- Request: Produce an exact copy of all the data below, dropping every image.

- Material provided:
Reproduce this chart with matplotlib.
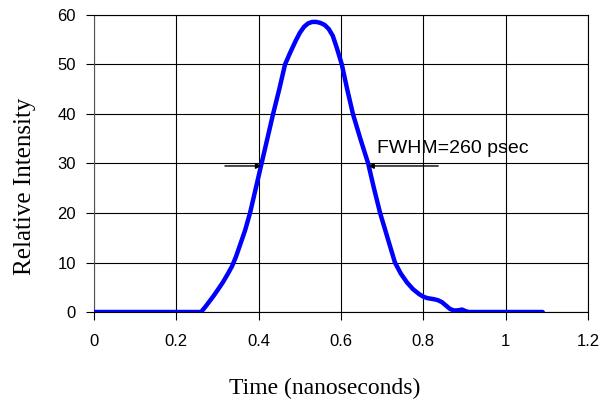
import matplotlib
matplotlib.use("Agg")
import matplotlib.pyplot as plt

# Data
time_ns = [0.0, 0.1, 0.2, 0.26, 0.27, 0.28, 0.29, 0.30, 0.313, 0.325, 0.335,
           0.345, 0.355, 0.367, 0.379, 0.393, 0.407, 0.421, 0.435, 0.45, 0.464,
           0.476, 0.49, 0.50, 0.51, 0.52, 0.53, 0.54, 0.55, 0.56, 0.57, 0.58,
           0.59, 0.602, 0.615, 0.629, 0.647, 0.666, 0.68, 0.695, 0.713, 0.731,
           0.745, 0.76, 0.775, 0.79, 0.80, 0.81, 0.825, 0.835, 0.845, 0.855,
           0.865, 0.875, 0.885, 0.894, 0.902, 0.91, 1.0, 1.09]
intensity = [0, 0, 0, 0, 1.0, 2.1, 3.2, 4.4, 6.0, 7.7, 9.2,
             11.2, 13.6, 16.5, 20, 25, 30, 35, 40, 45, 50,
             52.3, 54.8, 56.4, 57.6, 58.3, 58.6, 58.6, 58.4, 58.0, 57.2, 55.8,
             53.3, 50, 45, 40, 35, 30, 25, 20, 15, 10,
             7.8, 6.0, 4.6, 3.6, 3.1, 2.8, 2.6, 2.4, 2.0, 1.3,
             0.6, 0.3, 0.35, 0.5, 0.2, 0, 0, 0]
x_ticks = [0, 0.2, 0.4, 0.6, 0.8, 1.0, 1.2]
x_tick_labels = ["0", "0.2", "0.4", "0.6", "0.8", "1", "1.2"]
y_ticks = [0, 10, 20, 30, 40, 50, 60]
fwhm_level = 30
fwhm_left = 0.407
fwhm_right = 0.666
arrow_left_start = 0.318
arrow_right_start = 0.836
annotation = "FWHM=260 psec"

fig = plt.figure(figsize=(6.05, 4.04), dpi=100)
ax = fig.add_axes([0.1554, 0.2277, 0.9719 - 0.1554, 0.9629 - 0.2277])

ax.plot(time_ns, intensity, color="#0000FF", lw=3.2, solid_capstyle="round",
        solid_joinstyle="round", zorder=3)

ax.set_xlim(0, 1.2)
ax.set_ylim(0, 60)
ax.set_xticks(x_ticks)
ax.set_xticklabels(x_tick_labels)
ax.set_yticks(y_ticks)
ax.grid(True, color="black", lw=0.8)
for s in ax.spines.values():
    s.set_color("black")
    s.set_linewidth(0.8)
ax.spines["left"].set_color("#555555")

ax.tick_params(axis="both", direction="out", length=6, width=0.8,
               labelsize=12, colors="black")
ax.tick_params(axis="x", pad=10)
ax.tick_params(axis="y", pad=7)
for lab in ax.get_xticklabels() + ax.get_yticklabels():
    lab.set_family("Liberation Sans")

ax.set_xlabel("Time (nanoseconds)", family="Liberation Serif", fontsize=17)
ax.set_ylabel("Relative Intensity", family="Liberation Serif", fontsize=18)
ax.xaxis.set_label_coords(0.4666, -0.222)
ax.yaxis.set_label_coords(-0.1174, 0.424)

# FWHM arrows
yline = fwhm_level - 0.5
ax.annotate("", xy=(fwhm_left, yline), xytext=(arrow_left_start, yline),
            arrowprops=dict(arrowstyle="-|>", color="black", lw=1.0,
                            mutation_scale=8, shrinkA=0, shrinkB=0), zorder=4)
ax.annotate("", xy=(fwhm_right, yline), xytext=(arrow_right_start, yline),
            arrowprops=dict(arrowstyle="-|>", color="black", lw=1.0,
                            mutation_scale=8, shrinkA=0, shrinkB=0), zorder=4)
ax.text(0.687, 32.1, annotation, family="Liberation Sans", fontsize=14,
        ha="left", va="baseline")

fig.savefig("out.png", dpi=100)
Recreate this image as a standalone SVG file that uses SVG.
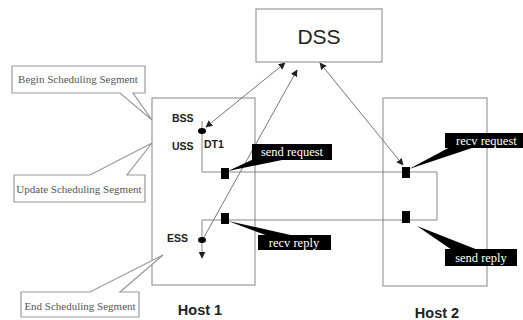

- Task result:
Reproduce this chart with matplotlib.
import matplotlib
matplotlib.use("Agg")
import matplotlib.pyplot as plt

# Data
time_ns = [0.0, 0.1, 0.2, 0.26, 0.27, 0.28, 0.29, 0.30, 0.313, 0.325, 0.335,
           0.345, 0.355, 0.367, 0.379, 0.393, 0.407, 0.421, 0.435, 0.45, 0.464,
           0.476, 0.49, 0.50, 0.51, 0.52, 0.53, 0.54, 0.55, 0.56, 0.57, 0.58,
           0.59, 0.602, 0.615, 0.629, 0.647, 0.666, 0.68, 0.695, 0.713, 0.731,
           0.745, 0.76, 0.775, 0.79, 0.80, 0.81, 0.825, 0.835, 0.845, 0.855,
           0.865, 0.875, 0.885, 0.894, 0.902, 0.91, 1.0, 1.09]
intensity = [0, 0, 0, 0, 1.0, 2.1, 3.2, 4.4, 6.0, 7.7, 9.2,
             11.2, 13.6, 16.5, 20, 25, 30, 35, 40, 45, 50,
             52.3, 54.8, 56.4, 57.6, 58.3, 58.6, 58.6, 58.4, 58.0, 57.2, 55.8,
             53.3, 50, 45, 40, 35, 30, 25, 20, 15, 10,
             7.8, 6.0, 4.6, 3.6, 3.1, 2.8, 2.6, 2.4, 2.0, 1.3,
             0.6, 0.3, 0.35, 0.5, 0.2, 0, 0, 0]
x_ticks = [0, 0.2, 0.4, 0.6, 0.8, 1.0, 1.2]
x_tick_labels = ["0", "0.2", "0.4", "0.6", "0.8", "1", "1.2"]
y_ticks = [0, 10, 20, 30, 40, 50, 60]
fwhm_level = 30
fwhm_left = 0.407
fwhm_right = 0.666
arrow_left_start = 0.318
arrow_right_start = 0.836
annotation = "FWHM=260 psec"

fig = plt.figure(figsize=(6.05, 4.04), dpi=100)
ax = fig.add_axes([0.1554, 0.2277, 0.9719 - 0.1554, 0.9629 - 0.2277])

ax.plot(time_ns, intensity, color="#0000FF", lw=3.2, solid_capstyle="round",
        solid_joinstyle="round", zorder=3)

ax.set_xlim(0, 1.2)
ax.set_ylim(0, 60)
ax.set_xticks(x_ticks)
ax.set_xticklabels(x_tick_labels)
ax.set_yticks(y_ticks)
ax.grid(True, color="black", lw=0.8)
for s in ax.spines.values():
    s.set_color("black")
    s.set_linewidth(0.8)
ax.spines["left"].set_color("#555555")

ax.tick_params(axis="both", direction="out", length=6, width=0.8,
               labelsize=12, colors="black")
ax.tick_params(axis="x", pad=10)
ax.tick_params(axis="y", pad=7)
for lab in ax.get_xticklabels() + ax.get_yticklabels():
    lab.set_family("Liberation Sans")

ax.set_xlabel("Time (nanoseconds)", family="Liberation Serif", fontsize=17)
ax.set_ylabel("Relative Intensity", family="Liberation Serif", fontsize=18)
ax.xaxis.set_label_coords(0.4666, -0.222)
ax.yaxis.set_label_coords(-0.1174, 0.424)

# FWHM arrows
yline = fwhm_level - 0.5
ax.annotate("", xy=(fwhm_left, yline), xytext=(arrow_left_start, yline),
            arrowprops=dict(arrowstyle="-|>", color="black", lw=1.0,
                            mutation_scale=8, shrinkA=0, shrinkB=0), zorder=4)
ax.annotate("", xy=(fwhm_right, yline), xytext=(arrow_right_start, yline),
            arrowprops=dict(arrowstyle="-|>", color="black", lw=1.0,
                            mutation_scale=8, shrinkA=0, shrinkB=0), zorder=4)
ax.text(0.687, 32.1, annotation, family="Liberation Sans", fontsize=14,
        ha="left", va="baseline")

fig.savefig("out.png", dpi=100)
Recreate this image as a standalone SVG file that uses SVG.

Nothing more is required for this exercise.